Magistrate Joe Mifsud has abstained from presiding over the case of a Serbian man accused of a 2018 murder.
The magistrate made the decision because he had led the inquiry during the most recent developments that resulted in Aleksandr Stojanovic's arrest.
Stojanovic, who lives in Safi, is accused of murdering father-of-two Walid Salah Abdel Motaleb Mohammed, who was found dead in a remote field in Għarb, Gozo, on January 22, 2018.
Police said investigators established that the accused was with the victim within hours of the killing.
Stojanovic, 42, was charged before magistrate Simone Grech in the Gozo courts on Wednesday evening and his case was assigned to magistrate Mifsud through a ballot by the court registrar.
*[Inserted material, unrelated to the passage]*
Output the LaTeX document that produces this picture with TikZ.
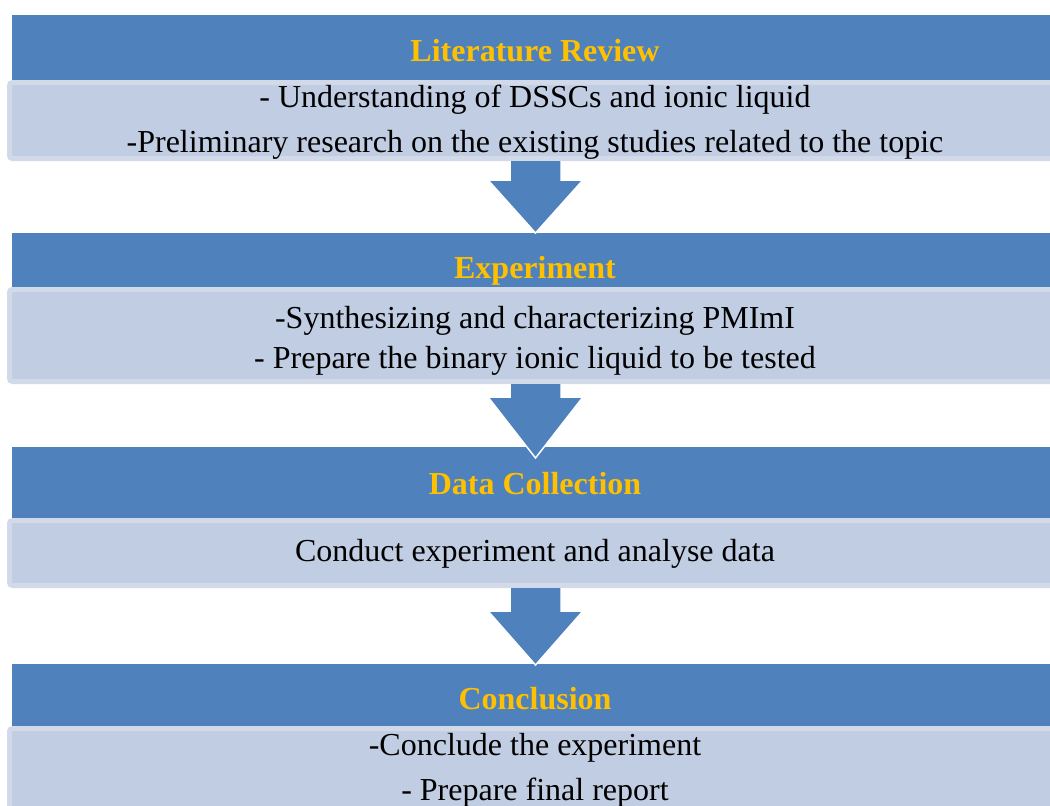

However, the magistrate immediately abstained from hearing the case since he had been assigned the magisterial inquiry when this was reassigned to a different magistrate by the Chief Justice earlier this month. The magisterial inquiry was previously being held by magistrate Monica Vella but was reassigned since it had been dormant for some time.
New magistrate
In his abstention decree, magistrate Mifsud said he had closed the inquiry and chaired its latest developments, including sworn testimony and other documented evidence presented by court experts.
It is now understood that the case will be heard in the Gozo court on May 28 before Magistrate Donatella Frendo Dimech.
Stojanovic was arrested on May 10. The police managed to trace the car which had allegedly been used by Stojanovic on the day of the crime. He was identified driving this BMW through CCTV footage around Gozo.
The car had since been sold and the police traced its new owners and managed to trace the person who had sold him the car.
The victim was found lying on the ground with two shotgun wounds, one on the left side of the neck and the other in the centre of his chest. The murder weapon has not yet been found.
Police superintendent Keith Arnaud told the court on Wednesday that the police had identified two important witnesses in the past weeks who corroborated CCTV footage.